▶ **INSTRUCTIONS FOR THE TASK**:
Your output is the lines from the first one to the one containing "0.02983, 0.02986, 0.02987]", repeated exactly, with images left out.

▶ **DATA EXCERPT**:

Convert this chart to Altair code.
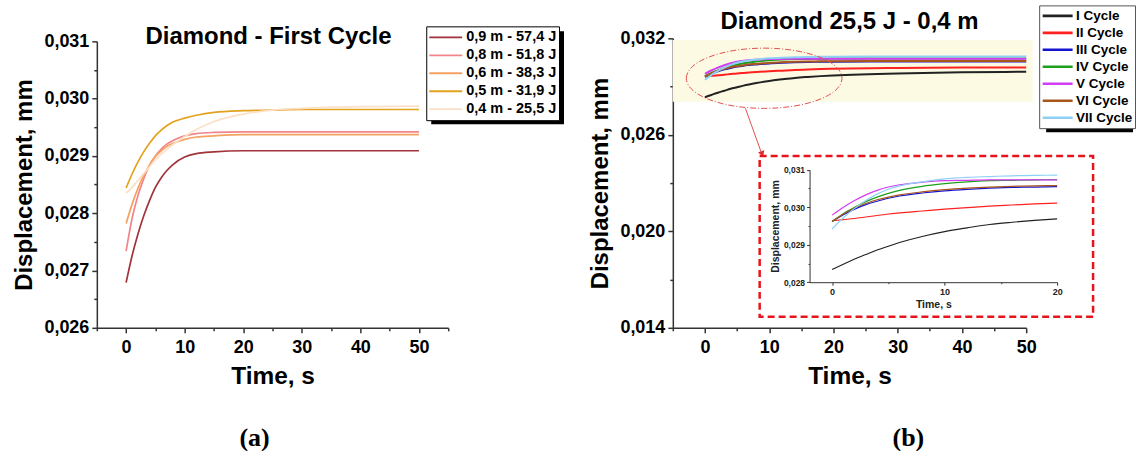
import altair as alt
import pandas as pd

FONT = "Liberation Sans"

# ---------------- Panel (a): first cycle, several drop heights ----------------
drop_labels = ["0,9 m - 57,4 J", "0,8 m - 51,8 J", "0,6 m - 38,3 J",
               "0,5 m - 31,9 J", "0,4 m - 25,5 J"]
drop_colors = ["#A2333B", "#F2858A", "#F4A262", "#E2A21E", "#FBDFC6"]

time_a = [0, 1, 2, 3, 4, 5, 6, 7, 8, 10, 12, 15, 20, 25, 30, 40, 50]
disp_09 = [0.02679, 0.02725, 0.02763, 0.02795, 0.02822, 0.02845, 0.02862, 0.02875,
           0.02885, 0.02898, 0.02904, 0.02907, 0.02909, 0.02909, 0.02909, 0.02909, 0.02909]
disp_08 = [0.02734, 0.02790, 0.02830, 0.02860, 0.02884, 0.02900, 0.02912, 0.02921,
           0.02927, 0.02935, 0.02939, 0.02941, 0.02942, 0.02942, 0.02942, 0.02942, 0.02942]
disp_06 = [0.02782, 0.02815, 0.02843, 0.02866, 0.02884, 0.02899, 0.02909, 0.02917,
           0.02922, 0.02929, 0.02933, 0.02935, 0.02937, 0.02937, 0.02937, 0.02937, 0.02937]
disp_05 = [0.02844, 0.02868, 0.02889, 0.02907, 0.02922, 0.02935, 0.02945, 0.02953,
           0.02959, 0.02966, 0.02971, 0.02976, 0.02979, 0.02980, 0.02981, 0.02981, 0.02981]
disp_04 = [0.02835, 0.02845, 0.02857, 0.02869, 0.02881, 0.02893, 0.02903, 0.02912,
           0.02920, 0.02934, 0.02946, 0.02960, 0.02973, 0.02980, 0.02983, 0.02986, 0.02987]

# ---------------- Panel (b): 25,5 J - 0,4 m, successive cycles ----------------
cycle_labels = ["I Cycle", "II Cycle", "III Cycle", "IV Cycle",
                "V Cycle", "VI Cycle", "VII Cycle"]
cycle_colors = ["#222222", "#FF2020", "#1515D0", "#1E9E1E",
                "#D23CF2", "#A8551E", "#8ECFF5"]

time_b = [0, 1, 2, 3, 4, 5, 6, 8, 10, 12, 14, 16, 18, 20, 30, 40, 50]
cyc_1 = [0.02834, 0.02848, 0.02862, 0.02874, 0.02886, 0.02896, 0.02906, 0.02922, 0.02935,
         0.02945, 0.02954, 0.02960, 0.02965, 0.02969, 0.02982, 0.02989, 0.02992]
cyc_2 = [0.02964, 0.02967, 0.02970, 0.02974, 0.02978, 0.02982, 0.02985, 0.02990, 0.02995,
         0.02999, 0.03003, 0.03006, 0.03009, 0.03011, 0.03016, 0.03018, 0.03019]
cyc_3 = [0.02962, 0.02980, 0.02995, 0.03007, 0.03016, 0.03024, 0.03030, 0.03038, 0.03044,
         0.03048, 0.03051, 0.03053, 0.03054, 0.03055, 0.03056, 0.03056, 0.03056]
cyc_4 = [0.02962, 0.02983, 0.03000, 0.03015, 0.03027, 0.03037, 0.03045, 0.03056, 0.03063,
         0.03068, 0.03071, 0.03072, 0.03073, 0.03074, 0.03075, 0.03075, 0.03075]
cyc_5 = [0.02979, 0.03000, 0.03018, 0.03033, 0.03045, 0.03054, 0.03060, 0.03067, 0.03071,
         0.03072, 0.03073, 0.03073, 0.03073, 0.03073, 0.03073, 0.03073, 0.03073]
cyc_6 = [0.02962, 0.02982, 0.02998, 0.03010, 0.03020, 0.03027, 0.03033, 0.03041, 0.03047,
         0.03051, 0.03054, 0.03056, 0.03057, 0.03058, 0.03059, 0.03059, 0.03059]
cyc_7 = [0.02942, 0.02972, 0.02997, 0.03018, 0.03035, 0.03048, 0.03057, 0.03068, 0.03076,
         0.03080, 0.03082, 0.03084, 0.03085, 0.03086, 0.03087, 0.03087, 0.03087]

# highlighted region of panel (b)
band_time = [-5, 51]
band_disp = [0.02806, 0.0319]

# zoom window of the inset
inset_max_time = 20

# ---------------- tables ----------------
rows = []
for lab, vals in zip(drop_labels, [disp_09, disp_08, disp_06, disp_05, disp_04]):
    for t, v in zip(time_a, vals):
        rows.append({"time": t, "disp": v, "series": lab})
df_a = pd.DataFrame(rows)

rows = []
for lab, vals in zip(cycle_labels, [cyc_1, cyc_2, cyc_3, cyc_4, cyc_5, cyc_6, cyc_7]):
    for t, v in zip(time_b, vals):
        rows.append({"time": t, "disp": v, "cycle": lab})
df_b = pd.DataFrame(rows)

df_band = pd.DataFrame({"time": [band_time[0]], "time_end": [band_time[1]],
                        "disp": [band_disp[0]], "disp_end": [band_disp[1]]})
one = pd.DataFrame({"k": [0]})

H = 290
W_A = 352
W_B = 354


def comma(expr_minor):
    return f"({expr_minor}) ? '' : replace(format(datum.value, '.3f'), '.', ',')"


def main_axis(title, values, minor_test, label_expr, orient):
    bottom = orient == "bottom"
    return alt.Axis(
        title=title, values=values, orient=orient, grid=False,
        labelExpr=label_expr, labelFlush=False, labelOverlap=False,
        labelFont=FONT, labelFontWeight="bold", labelFontSize=18, labelColor="black",
        labelPadding=6 if bottom else 3,
        titleFont=FONT, titleFontWeight="bold", titleFontSize=24.5 if bottom else 24,
        titleColor="black", titlePadding=8 if bottom else 7,
        domainColor="#333333", domainWidth=1.5, tickColor="#333333", tickWidth=1.5,
        tickSize={"condition": {"test": minor_test, "value": 3}, "value": 5},
    )


x_minor = "datum.value % 10 != 0"
x_labels = "datum.value % 10 != 0 ? '' : datum.label"

# ---------------- panel (a) ----------------
xa = alt.X("time:Q", scale=alt.Scale(domain=[-5, 55], nice=False, zero=False),
           axis=main_axis("Time, s", list(range(-5, 56, 5)), x_minor, x_labels, "bottom"))
ya_minor = "round(datum.value * 2000) % 2 != 0"
ya = alt.Y("disp:Q", scale=alt.Scale(domain=[0.026, 0.031], range=[H, 3], nice=False, zero=False),
           axis=main_axis("Displacement, mm",
                          [0.026, 0.0265, 0.027, 0.0275, 0.028, 0.0285, 0.029,
                           0.0295, 0.030, 0.0305, 0.031],
                          ya_minor, comma(ya_minor), "left"))

legend_a = alt.Legend(
    title=None, orient="none", legendX=330, legendY=-12,
    symbolType="stroke", symbolSize=1089, symbolStrokeWidth=1.8, clipHeight=18,
    labelFont=FONT, labelFontWeight="bold", labelFontSize=14.5, labelColor="black",
    labelOffset=3, padding=2, rowPadding=0, strokeColor="black", fillColor="white",
)

lines_a = alt.Chart(df_a).mark_line(strokeWidth=1.7, interpolate="monotone").encode(
    x=xa, y=ya,
    color=alt.Color("series:N", sort=drop_labels,
                    scale=alt.Scale(domain=drop_labels, range=drop_colors), legend=legend_a),
)

shadow_a = alt.Chart(one).mark_rect(color="black").encode(
    x=alt.value(335), x2=alt.value(468), y=alt.value(-7), y2=alt.value(86))

title_a = alt.Chart(pd.DataFrame({"t": ["Diamond - First Cycle"]})).mark_text(
    font=FONT, fontWeight="bold", fontSize=24, align="center", baseline="alphabetic",
    color="black").encode(text="t:N", x=alt.value(172), y=alt.value(6))

tag_a = alt.Chart(pd.DataFrame({"t": ["(a)"]})).mark_text(
    font="Liberation Serif", fontWeight="bold", fontSize=26, align="center",
    baseline="alphabetic", color="black").encode(text="t:N", x=alt.value(158), y=alt.value(408))

panel_a = alt.layer(shadow_a, lines_a, title_a, tag_a).properties(width=W_A, height=H)

# ---------------- panel (b) ----------------
xb = alt.X("time:Q", scale=alt.Scale(domain=[-5, 50], nice=False, zero=False),
           axis=main_axis("Time, s", list(range(-5, 51, 5)), x_minor, x_labels, "bottom"))
yb_minor = "round((datum.value - 0.014) / 0.003) % 2 != 0"
yb = alt.Y("disp:Q", scale=alt.Scale(domain=[0.014, 0.032], nice=False, zero=False),
           axis=main_axis("Displacement, mm",
                          [0.014, 0.017, 0.020, 0.023, 0.026, 0.029, 0.032],
                          yb_minor, comma(yb_minor), "left"))

color_scale_b = alt.Scale(domain=cycle_labels, range=cycle_colors)
legend_b = alt.Legend(
    title=None, orient="none", legendX=367, legendY=-33,
    symbolType="stroke", symbolSize=900, symbolStrokeWidth=2.6, clipHeight=17,
    labelFont=FONT, labelFontWeight="bold", labelFontSize=13.5, labelColor="black",
    labelOffset=2, padding=2, rowPadding=0, strokeColor="#555555", fillColor="white",
)

band = alt.Chart(df_band).mark_rect(color="#FCFAE3").encode(
    x=xb, x2="time_end:Q", y=yb, y2="disp_end:Q")

lines_b = alt.Chart(df_b).mark_line(strokeWidth=2, interpolate="monotone").encode(
    x=xb, y=yb,
    color=alt.Color("cycle:N", sort=cycle_labels, scale=color_scale_b, legend=legend_b),
)

ELLIPSE = ("M-1,0C-1,-0.2138,-0.5523,-0.387,0,-0.387C0.5523,-0.387,1,-0.2138,1,0"
           "C1,0.2138,0.5523,0.387,0,0.387C-0.5523,0.387,-1,0.2138,-1,0Z")
ellipse = alt.Chart(one).mark_point(
    shape=ELLIPSE, size=24300, filled=False, opacity=1, stroke="#E05050",
    strokeWidth=1, strokeDash=[6, 2, 1, 2]).encode(x=alt.value(91.5), y=alt.value(40))

arrow = alt.Chart(one).mark_rule(color="#E05050", strokeWidth=1).encode(
    x=alt.value(72.7), y=alt.value(70), x2=alt.value(88.5), y2=alt.value(114))
arrow_head = alt.Chart(one).mark_point(
    shape="triangle-up", filled=True, opacity=1, color="#E03030", size=45, angle=160).encode(
    x=alt.value(89.5), y=alt.value(116))

shadow_b = alt.Chart(one).mark_rect(color="black").encode(
    x=alt.value(374), x2=alt.value(461), y=alt.value(80), y2=alt.value(94))

title_b = alt.Chart(pd.DataFrame({"t": ["Diamond 25,5 J - 0,4 m"]})).mark_text(
    font=FONT, fontWeight="bold", fontSize=24, align="center", baseline="alphabetic",
    color="black").encode(text="t:N", x=alt.value(177), y=alt.value(-9))

tag_b = alt.Chart(pd.DataFrame({"t": ["(b)"]})).mark_text(
    font="Liberation Serif", fontWeight="bold", fontSize=26, align="center",
    baseline="alphabetic", color="black").encode(text="t:N", x=alt.value(236), y=alt.value(408))

main_b = alt.layer(band, shadow_b, lines_b, ellipse, arrow, arrow_head, title_b, tag_b)

# inset: zoom on the first 20 s
box = alt.Chart(one).mark_rect(fill="white", stroke="#E8141C", strokeWidth=2.5,
                               strokeDash=[7, 4]).encode(
    x=alt.value(87), x2=alt.value(421), y=alt.value(118), y2=alt.value(279))


def inset_axis(title, values, minor_test, label_expr, orient, offset, lsize):
    return alt.Axis(
        title=title, values=values, orient=orient, offset=offset, grid=False, zindex=1,
        labelExpr=label_expr, labelFlush=False, labelOverlap=False,
        labelFont=FONT, labelFontWeight="bold", labelFontSize=lsize, labelColor="#222222",
        labelPadding=2,
        titleFont=FONT, titleFontWeight="bold", titleFontSize=10.5, titleColor="#222222",
        titlePadding=3,
        domainColor="#333333", domainWidth=1, tickColor="#333333", tickWidth=1,
        tickSize={"condition": {"test": minor_test, "value": 1.5}, "value": 3},
    )


xi_minor = "datum.value % 10 != 0"
xi = alt.X("time:Q", scale=alt.Scale(domain=[-2, inset_max_time], range=[137, 385],
                                     nice=False, zero=False),
           axis=inset_axis("Time, s", [0, 5, 10, 15, 20], xi_minor, x_labels,
                           "bottom", -45.7, 9))
yi_minor = "round(datum.value * 2000) % 2 != 0"
yi = alt.Y("disp:Q", scale=alt.Scale(domain=[0.028, 0.031], range=[244.3, 131.7],
                                     nice=False, zero=False),
           axis=inset_axis("Displacement, mm",
                           [0.028, 0.0285, 0.029, 0.0295, 0.030, 0.0305, 0.031],
                           yi_minor, comma(yi_minor), "left", -137, 8.5))

inset_lines = alt.Chart(df_b).transform_filter(
    alt.datum.time <= inset_max_time).mark_line(strokeWidth=1.2, interpolate="monotone").encode(
    x=xi, y=yi,
    color=alt.Color("cycle:N", sort=cycle_labels, scale=color_scale_b, legend=None),
)

inset_b = alt.layer(box, inset_lines)

panel_b = alt.layer(main_b, inset_b).resolve_scale(
    x="independent", y="independent").properties(width=W_B, height=H)

chart = alt.hconcat(panel_a, panel_b, spacing=225, bounds="flush").resolve_scale(
    color="independent").properties(
    padding={"left": 12, "top": 4, "right": 0, "bottom": 0}, background="white"
).configure_view(stroke=None)

chart.save("out.html", embed_options={"renderer": "svg", "actions": False})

▶ **SOLUTION FOR THIS PROBLEM**:
Convert this chart to Altair code.
import altair as alt
import pandas as pd

FONT = "Liberation Sans"

# ---------------- Panel (a): first cycle, several drop heights ----------------
drop_labels = ["0,9 m - 57,4 J", "0,8 m - 51,8 J", "0,6 m - 38,3 J",
               "0,5 m - 31,9 J", "0,4 m - 25,5 J"]
drop_colors = ["#A2333B", "#F2858A", "#F4A262", "#E2A21E", "#FBDFC6"]

time_a = [0, 1, 2, 3, 4, 5, 6, 7, 8, 10, 12, 15, 20, 25, 30, 40, 50]
disp_09 = [0.02679, 0.02725, 0.02763, 0.02795, 0.02822, 0.02845, 0.02862, 0.02875,
           0.02885, 0.02898, 0.02904, 0.02907, 0.02909, 0.02909, 0.02909, 0.02909, 0.02909]
disp_08 = [0.02734, 0.02790, 0.02830, 0.02860, 0.02884, 0.02900, 0.02912, 0.02921,
           0.02927, 0.02935, 0.02939, 0.02941, 0.02942, 0.02942, 0.02942, 0.02942, 0.02942]
disp_06 = [0.02782, 0.02815, 0.02843, 0.02866, 0.02884, 0.02899, 0.02909, 0.02917,
           0.02922, 0.02929, 0.02933, 0.02935, 0.02937, 0.02937, 0.02937, 0.02937, 0.02937]
disp_05 = [0.02844, 0.02868, 0.02889, 0.02907, 0.02922, 0.02935, 0.02945, 0.02953,
           0.02959, 0.02966, 0.02971, 0.02976, 0.02979, 0.02980, 0.02981, 0.02981, 0.02981]
disp_04 = [0.02835, 0.02845, 0.02857, 0.02869, 0.02881, 0.02893, 0.02903, 0.02912,
           0.02920, 0.02934, 0.02946, 0.02960, 0.02973, 0.02980, 0.02983, 0.02986, 0.02987]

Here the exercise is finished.